— Я считаю долгом засвидетельствовать, что нумер Д-503 — болен и не в состоянии регулировать своих чувств. И я уверен, что он увлечен был естественным негодованием…

— Да, да, — ухватился я. — Я даже крикнул: держи ее!

Сзади, за плечами:

— Вы ничего не кричали.

— Да, но я хотел — клянусь Благодетелем, я хотел.

Я на секунду провинчен серыми, холодными буравчиками глаз. Не знаю, увидел ли он во мне, что это (почти) правда, или у него была какая-то тайная цель опять на время пощадить меня, но только он написал записочку, отдал ее одному из державших меня — и я снова свободен, то есть, вернее, снова заключен в стройные, бесконечные, ассирийские ряды.

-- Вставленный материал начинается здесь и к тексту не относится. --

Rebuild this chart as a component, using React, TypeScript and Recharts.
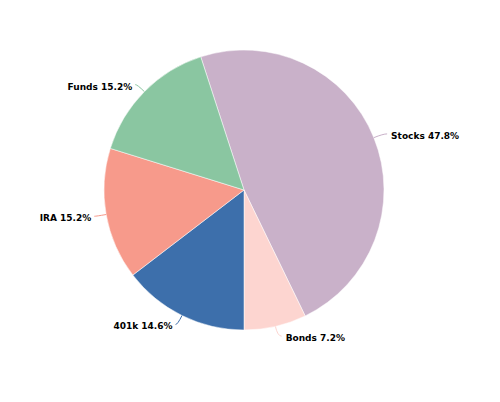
import React from "react";
import { PieChart, Pie, Cell } from "recharts";

const categories = ["Stocks", "Bonds", "401k", "IRA", "Funds"];
const shares = [47.8, 7.2, 14.6, 15.2, 15.2];
const colors = ["#c9b1c9", "#fdd5d0", "#3d6fab", "#f79a8b", "#8ac6a1"];

const data = categories.map((name, i) => ({ name, value: shares[i] }));

const RADIAN = Math.PI / 180;

const renderLabel = (props: any) => {
  const { cx, cy, midAngle, outerRadius, name, value, index } = props;
  const cos = Math.cos(-midAngle * RADIAN);
  const sin = Math.sin(-midAngle * RADIAN);
  const right = cos >= 0;
  const x0 = cx + outerRadius * cos;
  const y0 = cy + outerRadius * sin;
  const r2 = outerRadius + 10;
  const x1 = cx + r2 * cos;
  const y1 = cy + r2 * sin;
  const x2 = x1 + (right ? 4 : -2);
  const y2 = y1;
  const tx = x2 + (right ? 4 : -3);
  return (
    <g key={`lbl-${index}`}>
      <path
        d={`M${x0},${y0} Q${x1},${y1} ${x2},${y2}`}
        stroke={colors[index]}
        strokeWidth={1}
        fill="none"
      />
      <text
        x={tx}
        y={y2 + 2}
        textAnchor={right ? "start" : "end"}
        dominantBaseline="central"
        fontFamily="'DejaVu Sans', Verdana, sans-serif"
        fontWeight="bold"
        fontSize={9}
        fill="#000"
      >
        {`${name} ${Number(value).toFixed(1)}%`}
      </text>
    </g>
  );
};

export default function App() {
  return (
    <div style={{ position: "absolute", left: 0, top: 0, width: 500, height: 402, background: "#fff" }}>
      <PieChart width={500} height={402} margin={{ top: 0, right: 0, bottom: 0, left: 0 }}>
        <Pie
          data={data}
          dataKey="value"
          nameKey="name"
          cx={244}
          cy={190}
          outerRadius={140}
          startAngle={108}
          endAngle={-252}
          stroke="#fff"
          strokeWidth={0.5}
          label={renderLabel}
          labelLine={false}
          isAnimationActive={false}
        >
          {data.map((d, i) => (
            <Cell key={d.name} fill={colors[i]} />
          ))}
        </Pie>
      </PieChart>
    </div>
  );
}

Четырехугольник, и в нем веснушчатое лицо и висок с географической картой голубых жилок — скрылись за углом, навеки. Мы идем — одно миллионоголовое тело, и в каждом из нас — та смиренная радость, какою, вероятно, живут молекулы, атомы, фагоциты. В древнем мире — это понимали христиане, единственные наши (хотя и очень несовершенные) предшественники: смирение — добродетель, а гордыня — порок, и что «МЫ» — от Бога, а «Я» — от диавола.

Вот я — сейчас в ногу со всеми — и все-таки отдельно от всех. Я еще весь дрожу от пережитых волнений, как мост, по которому только что прогрохотал древний железный поезд. Я чувствую себя. Но ведь чувствуют себя, сознают свою индивидуальность — только засоренный глаз, нарывающий палец, больной зуб: здоровый глаз, палец, зуб — их будто и нет. Разве не ясно, что личное сознание — это только болезнь.

Я, быть может, уже не фагоцит, деловито и спокойно пожирающий микробов (с голубым виском и веснушчатых); я, быть может, микроб, и, может быть, их уже тысяча среди нас, еще прикидывающихся, как и я, фагоцитами…

Что, если сегодняшнее, в сущности, маловажное происшествие — что, если все это только начало, только первый метеорит из целого ряда грохочущих горящих камней, высыпанных бесконечностью на наш стеклянный рай?